Why We Retell Stories

bookshelf

Why We Retell Stories

The sentiment is probably assignable to the deep and aged roots which my family has struck into the soil…. It still haunts me, and induces a sort of home-feeling with the past, which I scarcely claim in reference to the present phase of the town.

–Hawthorne, The Scarlet Letter [1]

I. The Place

Often while traveling down a road–one familiar though not taken weekly, or even monthly––I and members of my family have retold stories to ourselves. Indeed, as if unconsciously hypnotized by a mantra, we “sit indulgent” and “partake rural repast” by these retellings.[2] We partake in tales involving particular places along the way to wherever we’re going. Often they can’t even be categorized as stories, at least not in the sense of possessing a beginning, middle, and end. Instead they are but blots of memory and splotches of myth.

One of the stories that comes up while traveling in northern Williamson County, Texas along Highway 183 where it meets County Road 121 tells how in the early 1900s, my grandad’s grandad’s uncle Cyrus planted a tree. It was a tree that could be seen about a hundred yards away from the east side of the highway, and it was a tree that was seen for about hundred years until it fell over around 2010. It’s absurd that we know neither why he planted it nor what species eventually grew alone in a field on the edge of Shin Oak Ridge and Briggs Prairie, but because Cyrus’s older brother Livy operated nurseries and orchards throughout his life, I suppose it was some kind of fruit tree. The tree was always short, and the only explanation to which we could satisfy ourselves was that Uncle Cyrus perhaps planted it in soil rocky enough to stunt the tree’s growth.

But why did we repeat this vignette whenever we passed by the tree, or repeat it nowadays while driving past where it once stood? It’s because we seek stability while traveling and retell a tale to remind us so. Something in the subconscious says: “See that! Something happened there. Today I call attention to the place, and by telling you about it, that spot further becomes a part of me, and also now a part of you the listener.”[3] Just as in Edith Wharton’s novel The Custom of the Country (1913), the mother of the main character, a New York transplant from the Midwest, resorts to retelling:

Mrs. Spragg liked to repeat her stories. To do so gave her almost her sole sense of permanence among the shifting scenes of life.[4]

wood-h-small

II. The Placeless

On the other hand, I wonder which stories get told only once. I bet it’s those that are quite forgettable. I further wonder: do the stories that get told only once evoke in their readers and listeners a sense of placelessness?—perhaps even a sense of instability? Are some stories too unstable to be retold? Perhaps that speculation works for stories, perhaps not, but on the other hand a poem can certainly evoke placelessness and at the same time be good enough to qualify as unforgettable. Consider the twenty-eighth sonnet of Shakespeare, where readers encounter a wanderer who asks:

How can I then return in happy plight,
That am debarred the benefit of rest?
When day’s oppression is not eased by night,
But day by night, and night by day, oppressed?
And each, though enemies to either’s reign,
Do in consent shake hands to torture me,
The one by toil the other to complain
How far I toil, still farther off from thee.
I tell the day, to please him thou art bright,
And dost him grace when clouds do blot the heaven.
So flatter I the swart-complexioned night;
When sparkling stars twire not thou gild’st the even.
But day doth daily draw my sorrows longer,
And night doth nightly make grief’s strength seem stronger.

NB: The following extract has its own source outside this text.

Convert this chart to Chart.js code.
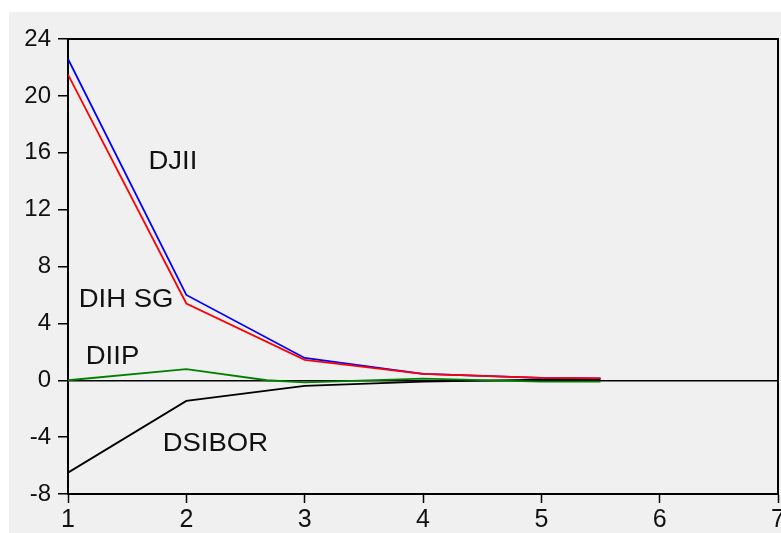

The speaker wishes without hope––an individual stuck between twinkling night and radiant morn.

Or is the speaker free rather than trapped? Has the poet captured the psychology of one coursing through a place of non-existence just as the clouds course through the air? While the speaker tells the day and flatters the night, unlike Mrs. Spragg, this particular poet doesn’t retell a tale in an attempt to craft a place of permanence. Is this because Shakespeare wasn’t an American?

We should seek to discover how, given the American people as they are, and American economic and social life as it now exists—and not as those things can be imagined to be—we can find means of resisting the steady homogenization of the world. This means cultivating a strong sense of place wherever we find it—and thereby cultivating the human goods that depend upon an enduring sense of place and are impossible without it.[5]

NOTES

wood-h-small

[1] Hawthorne, Nathaniel. The Scarlet Letter. 1850. “The Custom-House.”

[2] Milton, Paradise Lost, IX, 3–4.

[3] Compare Job 38:4–7: “Where wast thou when I laid the foundations of the earth? declare, if thou hast understanding….”

[4] Wharton, Edith. The Custom of the Country.  NY: Charles Scribner’s Sons. 1909. I, vi, p. 79.

[5] McClay, Wilfred M. “Introduction.” Why Place Matters. Edited by McClay and Ted V. McAllister. NY: New Atlantis Books. 2014. p. 7.